— Goal —
Retype all material exactly. Pictures stay out of the copy.

— Collected data —
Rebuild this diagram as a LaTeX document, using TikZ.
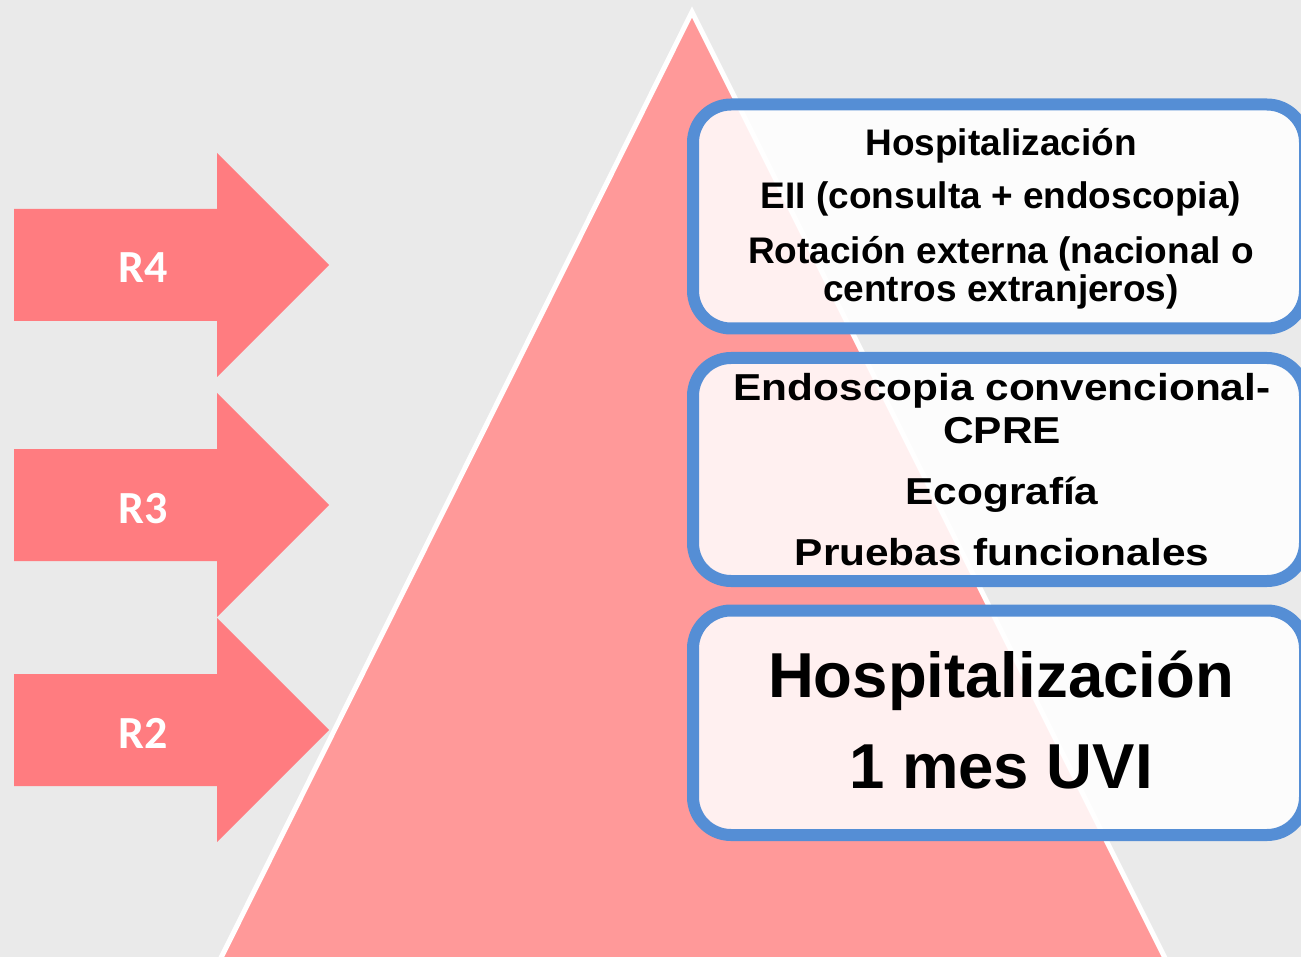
\documentclass[tikz,border=0pt]{standalone}
\usepackage{fontspec}
\usepackage{graphicx}
\setmainfont{Liberation Sans}
\newfontfamily\calibri{Carlito}
\definecolor{bg}{HTML}{EAEAEA}
\definecolor{tri}{HTML}{FF9999}
\definecolor{arr}{HTML}{FF7C80}
\definecolor{blu}{HTML}{558ED5}
\tikzset{
  arrowshape/.style={fill=arr, draw=none},
  rlabel/.style={text=white, font=\calibri\bfseries\fontsize{46}{46}\selectfont, anchor=base, inner sep=0pt},
  boxstyle/.style={draw=blu, line width=12pt, rounded corners=38pt, fill=white, fill opacity=0.86, inner sep=0pt, minimum width=612pt},
  txtA/.style={font=\bfseries\fontsize{37}{37}\selectfont, anchor=base, inner sep=0pt},
  txtB/.style={font=\bfseries\fontsize{37.5}{37.5}\selectfont, anchor=base, inner sep=0pt},
  txtC/.style={font=\bfseries\fontsize{63.5}{63.5}\selectfont, anchor=base, inner sep=0pt}
}
\newcommand{\wide}[1]{\scalebox{1.13}[1]{#1}}
\begin{document}
\begin{tikzpicture}[x=1pt,y=-1pt]
\useasboundingbox (0,0) rectangle (1301,957);
\clip (0,0) rectangle (1301,957);
\fill[bg] (0,0) rectangle (1301,957);
% pyramid
\draw[white, line width=5pt, fill=tri, line join=miter] (692,12) -- (1191,1010) -- (195,1010) -- cycle;
% arrows
\fill[arrowshape] (14,209) -- (217,209) -- (217,153) -- (329,265) -- (217,377) -- (217,321) -- (14,321) -- cycle;
\fill[arrowshape] (14,449) -- (217,449) -- (217,393) -- (329,505) -- (217,617) -- (217,561) -- (14,561) -- cycle;
\fill[arrowshape] (14,674) -- (217,674) -- (217,618) -- (329,730) -- (217,842) -- (217,786) -- (14,786) -- cycle;
\node[rlabel] (r4) at (143,283) {R4};
\node[rlabel] (r3) at (143,523) {R3};
\node[rlabel] (r2) at (143,748) {R2};
% boxes
\node[boxstyle, minimum height=224pt] (b1) at (999,216.5) {};
\node[boxstyle, minimum height=223pt] (b2) at (999,469.5) {};
\node[boxstyle, minimum height=224.5pt] (b3) at (999,722.75) {};
% box 1 text
\node[txtA] (t11) at (1001,156) {Hospitalización};
\node[txtA] (t12) at (1001,209) {EII (consulta + endoscopia)};
\node[txtA] (t13) at (1001,264) {Rotación externa (nacional o};
\node[txtA] (t14) at (1001,302) {centros extranjeros)};
% box 2 text
\node[txtB] (t21) at (1002,400) {\wide{Endoscopia convencional-}};
\node[txtB] (t22) at (1002,443) {\wide{CPRE}};
\node[txtB] (t23) at (1002,504) {\wide{Ecografía}};
\node[txtB] (t24) at (1002,565) {\wide{Pruebas funcionales}};
% box 3 text
\node[txtC] (t31) at (1001,697) {Hospitalización};
\node[txtC] (t32) at (1001,788) {1 mes UVI};
\end{tikzpicture}
\end{document}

— Written response —
Rebuild this diagram as a LaTeX document, using TikZ.
\documentclass[tikz,border=0pt]{standalone}
\usepackage{fontspec}
\usepackage{graphicx}
\setmainfont{Liberation Sans}
\newfontfamily\calibri{Carlito}
\definecolor{bg}{HTML}{EAEAEA}
\definecolor{tri}{HTML}{FF9999}
\definecolor{arr}{HTML}{FF7C80}
\definecolor{blu}{HTML}{558ED5}
\tikzset{
  arrowshape/.style={fill=arr, draw=none},
  rlabel/.style={text=white, font=\calibri\bfseries\fontsize{46}{46}\selectfont, anchor=base, inner sep=0pt},
  boxstyle/.style={draw=blu, line width=12pt, rounded corners=38pt, fill=white, fill opacity=0.86, inner sep=0pt, minimum width=612pt},
  txtA/.style={font=\bfseries\fontsize{37}{37}\selectfont, anchor=base, inner sep=0pt},
  txtB/.style={font=\bfseries\fontsize{37.5}{37.5}\selectfont, anchor=base, inner sep=0pt},
  txtC/.style={font=\bfseries\fontsize{63.5}{63.5}\selectfont, anchor=base, inner sep=0pt}
}
\newcommand{\wide}[1]{\scalebox{1.13}[1]{#1}}
\begin{document}
\begin{tikzpicture}[x=1pt,y=-1pt]
\useasboundingbox (0,0) rectangle (1301,957);
\clip (0,0) rectangle (1301,957);
\fill[bg] (0,0) rectangle (1301,957);
% pyramid
\draw[white, line width=5pt, fill=tri, line join=miter] (692,12) -- (1191,1010) -- (195,1010) -- cycle;
% arrows
\fill[arrowshape] (14,209) -- (217,209) -- (217,153) -- (329,265) -- (217,377) -- (217,321) -- (14,321) -- cycle;
\fill[arrowshape] (14,449) -- (217,449) -- (217,393) -- (329,505) -- (217,617) -- (217,561) -- (14,561) -- cycle;
\fill[arrowshape] (14,674) -- (217,674) -- (217,618) -- (329,730) -- (217,842) -- (217,786) -- (14,786) -- cycle;
\node[rlabel] (r4) at (143,283) {R4};
\node[rlabel] (r3) at (143,523) {R3};
\node[rlabel] (r2) at (143,748) {R2};
% boxes
\node[boxstyle, minimum height=224pt] (b1) at (999,216.5) {};
\node[boxstyle, minimum height=223pt] (b2) at (999,469.5) {};
\node[boxstyle, minimum height=224.5pt] (b3) at (999,722.75) {};
% box 1 text
\node[txtA] (t11) at (1001,156) {Hospitalización};
\node[txtA] (t12) at (1001,209) {EII (consulta + endoscopia)};
\node[txtA] (t13) at (1001,264) {Rotación externa (nacional o};
\node[txtA] (t14) at (1001,302) {centros extranjeros)};
% box 2 text
\node[txtB] (t21) at (1002,400) {\wide{Endoscopia convencional-}};
\node[txtB] (t22) at (1002,443) {\wide{CPRE}};
\node[txtB] (t23) at (1002,504) {\wide{Ecografía}};
\node[txtB] (t24) at (1002,565) {\wide{Pruebas funcionales}};
% box 3 text
\node[txtC] (t31) at (1001,697) {Hospitalización};
\node[txtC] (t32) at (1001,788) {1 mes UVI};
\end{tikzpicture}
\end{document}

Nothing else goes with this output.